Your instructions: Reproduce the material in full, unchanged.

■ ■ ■

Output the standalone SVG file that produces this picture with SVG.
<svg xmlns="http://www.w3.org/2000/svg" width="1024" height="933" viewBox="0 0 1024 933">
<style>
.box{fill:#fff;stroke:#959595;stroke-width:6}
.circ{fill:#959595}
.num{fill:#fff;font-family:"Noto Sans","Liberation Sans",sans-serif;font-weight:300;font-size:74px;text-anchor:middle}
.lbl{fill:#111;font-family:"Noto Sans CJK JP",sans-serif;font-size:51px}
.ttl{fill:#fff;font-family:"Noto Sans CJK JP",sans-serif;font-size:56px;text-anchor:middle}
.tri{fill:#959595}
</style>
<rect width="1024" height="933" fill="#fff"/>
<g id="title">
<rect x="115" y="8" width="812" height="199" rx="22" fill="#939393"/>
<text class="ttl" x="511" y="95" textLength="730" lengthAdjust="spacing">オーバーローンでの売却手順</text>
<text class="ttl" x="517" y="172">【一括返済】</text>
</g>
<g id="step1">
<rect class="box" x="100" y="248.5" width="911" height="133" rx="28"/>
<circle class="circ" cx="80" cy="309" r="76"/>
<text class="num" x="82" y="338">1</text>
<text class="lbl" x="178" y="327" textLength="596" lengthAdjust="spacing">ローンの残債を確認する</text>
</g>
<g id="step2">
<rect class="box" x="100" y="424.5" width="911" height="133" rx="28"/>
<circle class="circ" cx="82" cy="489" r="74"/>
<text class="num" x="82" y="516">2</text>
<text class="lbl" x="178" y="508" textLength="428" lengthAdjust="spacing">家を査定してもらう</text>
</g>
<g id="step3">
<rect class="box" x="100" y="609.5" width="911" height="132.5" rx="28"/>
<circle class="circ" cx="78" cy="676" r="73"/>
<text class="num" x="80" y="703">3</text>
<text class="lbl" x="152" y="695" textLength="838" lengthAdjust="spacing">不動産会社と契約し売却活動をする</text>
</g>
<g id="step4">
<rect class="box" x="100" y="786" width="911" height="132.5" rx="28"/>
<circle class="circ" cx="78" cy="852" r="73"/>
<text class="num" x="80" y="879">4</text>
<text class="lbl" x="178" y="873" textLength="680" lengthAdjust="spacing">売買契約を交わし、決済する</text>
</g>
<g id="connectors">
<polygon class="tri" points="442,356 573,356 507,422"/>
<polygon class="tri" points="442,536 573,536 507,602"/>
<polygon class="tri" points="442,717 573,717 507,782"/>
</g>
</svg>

■ ■ ■

Completed exercise:
Output the standalone SVG file that produces this picture with SVG.
<svg xmlns="http://www.w3.org/2000/svg" width="1024" height="933" viewBox="0 0 1024 933">
<style>
.box{fill:#fff;stroke:#959595;stroke-width:6}
.circ{fill:#959595}
.num{fill:#fff;font-family:"Noto Sans","Liberation Sans",sans-serif;font-weight:300;font-size:74px;text-anchor:middle}
.lbl{fill:#111;font-family:"Noto Sans CJK JP",sans-serif;font-size:51px}
.ttl{fill:#fff;font-family:"Noto Sans CJK JP",sans-serif;font-size:56px;text-anchor:middle}
.tri{fill:#959595}
</style>
<rect width="1024" height="933" fill="#fff"/>
<g id="title">
<rect x="115" y="8" width="812" height="199" rx="22" fill="#939393"/>
<text class="ttl" x="511" y="95" textLength="730" lengthAdjust="spacing">オーバーローンでの売却手順</text>
<text class="ttl" x="517" y="172">【一括返済】</text>
</g>
<g id="step1">
<rect class="box" x="100" y="248.5" width="911" height="133" rx="28"/>
<circle class="circ" cx="80" cy="309" r="76"/>
<text class="num" x="82" y="338">1</text>
<text class="lbl" x="178" y="327" textLength="596" lengthAdjust="spacing">ローンの残債を確認する</text>
</g>
<g id="step2">
<rect class="box" x="100" y="424.5" width="911" height="133" rx="28"/>
<circle class="circ" cx="82" cy="489" r="74"/>
<text class="num" x="82" y="516">2</text>
<text class="lbl" x="178" y="508" textLength="428" lengthAdjust="spacing">家を査定してもらう</text>
</g>
<g id="step3">
<rect class="box" x="100" y="609.5" width="911" height="132.5" rx="28"/>
<circle class="circ" cx="78" cy="676" r="73"/>
<text class="num" x="80" y="703">3</text>
<text class="lbl" x="152" y="695" textLength="838" lengthAdjust="spacing">不動産会社と契約し売却活動をする</text>
</g>
<g id="step4">
<rect class="box" x="100" y="786" width="911" height="132.5" rx="28"/>
<circle class="circ" cx="78" cy="852" r="73"/>
<text class="num" x="80" y="879">4</text>
<text class="lbl" x="178" y="873" textLength="680" lengthAdjust="spacing">売買契約を交わし、決済する</text>
</g>
<g id="connectors">
<polygon class="tri" points="442,356 573,356 507,422"/>
<polygon class="tri" points="442,536 573,536 507,602"/>
<polygon class="tri" points="442,717 573,717 507,782"/>
</g>
</svg>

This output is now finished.